Reinforcing components were attached at the ceiling, door pockets, and floor of the rigidity test car (Fig.1), which was designed and fabricated to represent a commuter-type car, and the components formed the ring structures inside the carbody. Static load tests using the rigidity test car were performed and the equivalent bending rigidity of the carbody with the ring structure was increased by approximately 13% compared with that of the carbody alone.

In addition, it was also verified that the ring structures had an effect to restrain the independent out-of-plane deformation of each panel of the carbody (which is one of the features of the carbodies made of stainless steel), and that the natural frequencies corresponding to the main vibration modes increased by approximately 3 to 6 Hz (Fig.2).

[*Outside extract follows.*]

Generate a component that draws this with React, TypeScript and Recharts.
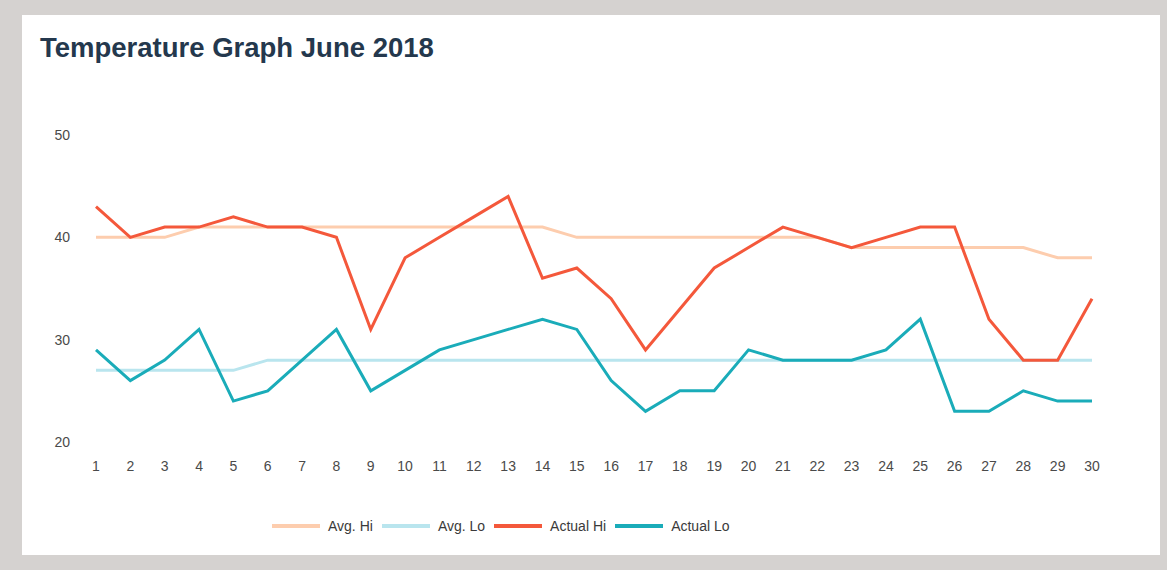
import { Legend, Line, LineChart, XAxis, YAxis } from "recharts";

const days = [
  1, 2, 3, 4, 5, 6, 7, 8, 9, 10, 11, 12, 13, 14, 15, 16, 17, 18, 19, 20, 21, 22, 23, 24, 25, 26, 27, 28, 29, 30,
];
const avgHi = [40, 40, 40, 41, 41, 41, 41, 41, 41, 41, 41, 41, 41, 41, 40, 40, 40, 40, 40, 40, 40, 40, 39, 39, 39, 39, 39, 39, 38, 38];
const avgLo = [27, 27, 27, 27, 27, 28, 28, 28, 28, 28, 28, 28, 28, 28, 28, 28, 28, 28, 28, 28, 28, 28, 28, 28, 28, 28, 28, 28, 28, 28];
const actualHi = [43, 40, 41, 41, 42, 41, 41, 40, 31, 38, 40, 42, 44, 36, 37, 34, 29, 33, 37, 39, 41, 40, 39, 40, 41, 41, 32, 28, 28, 34];
const actualLo = [29, 26, 28, 31, 24, 25, 28, 31, 25, 27, 29, 30, 31, 32, 31, 26, 23, 25, 25, 29, 28, 28, 28, 29, 32, 23, 23, 25, 24, 24];
const yTicks = [20, 30, 40, 50];
const seriesOrder = ["avgHi", "avgLo", "actualHi", "actualLo"];

const data = days.map((day, i) => ({
  day,
  avgHi: avgHi[i],
  avgLo: avgLo[i],
  actualHi: actualHi[i],
  actualLo: actualLo[i],
}));

const font = "'Liberation Sans', Arial, sans-serif";

function LegendRow({ payload }: { payload?: any[] }) {
  const items = [...(payload ?? [])].sort(
    (a, b) => seriesOrder.indexOf(a.dataKey) - seriesOrder.indexOf(b.dataKey)
  );
  return (
    <div style={{ display: "flex", alignItems: "center", fontFamily: font, fontSize: 14, color: "#3a3a3a" }}>
      {items.map((item) => (
        <div key={item.value} style={{ display: "flex", alignItems: "center", marginRight: 9 }}>
          <span style={{ display: "inline-block", width: 48, height: 4, background: item.color, marginRight: 8 }} />
          <span>{item.value}</span>
        </div>
      ))}
    </div>
  );
}

export default function App() {
  return (
    <div style={{ position: "absolute", top: 0, left: 0, width: 1167, height: 570, background: "#d5d2d0" }}>
      <div
        style={{
          position: "absolute",
          left: 22,
          top: 15,
          width: 1138,
          height: 540,
          background: "#ffffff",
        }}
      />
      <div
        style={{
          position: "absolute",
          left: 40,
          top: 34,
          fontFamily: font,
          fontWeight: 700,
          fontSize: 27.5,
          lineHeight: "27px",
          color: "#24384d",
          whiteSpace: "nowrap",
        }}
      >
        Temperature Graph June 2018
      </div>
      <div style={{ position: "absolute", left: 0, top: 0 }}>
        <LineChart width={1167} height={570} data={data} margin={{ top: 135, right: 75, bottom: 98, left: 36 }}>
          <XAxis
            dataKey="day"
            axisLine={false}
            tickLine={false}
            tickSize={0}
            tickMargin={19}
            interval={0}
            tick={{ fontSize: 14, fill: "#4a4a4a", fontFamily: font }}
          />
          <YAxis
            domain={[20, 50]}
            ticks={yTicks}
            width={60}
            axisLine={false}
            tickLine={false}
            tickSize={0}
            tickMargin={26}
            tick={{ fontSize: 14, fill: "#4a4a4a", fontFamily: font }}
          />
          <Legend
            layout="horizontal"
            verticalAlign="middle"
            align="center"
            wrapperStyle={{ top: 518, left: 272, width: "auto" }}
            content={(props: any) => <LegendRow payload={props.payload} />}
          />
          <Line type="linear" dataKey="avgHi" name="Avg. Hi" stroke="#fdcdae" strokeWidth={3} dot={false} isAnimationActive={false} />
          <Line type="linear" dataKey="avgLo" name="Avg. Lo" stroke="#b9e5ee" strokeWidth={3} dot={false} isAnimationActive={false} />
          <Line type="linear" dataKey="actualHi" name="Actual Hi" stroke="#f4583b" strokeWidth={3} dot={false} isAnimationActive={false} />
          <Line type="linear" dataKey="actualLo" name="Actual Lo" stroke="#1aacb9" strokeWidth={3} dot={false} isAnimationActive={false} />
        </LineChart>
      </div>
    </div>
  );
}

As a consequence, it is expected to be easier to investigate measures for reducing carbody bending vibration, because the carbody deforms in a beam-like manner. Furthermore, along with the rise in the natural frequencies, human sensitivity to the vertical vibration is lowered, which is advantageous in terms of the ride comfort.

The RTRI also performed quasi-static strength tests for full-scale partial carbodies (2m wide) against the load from the body side (Fig.3) and the result showed that the “ring structure” specimen reduce the amount of diagonal deformation up to 40% approximately comparing with the normal specimen. Accordingly, the ring structure provides the possibility for reducing the carbody deformation when a railway vehicle overturns in accidents.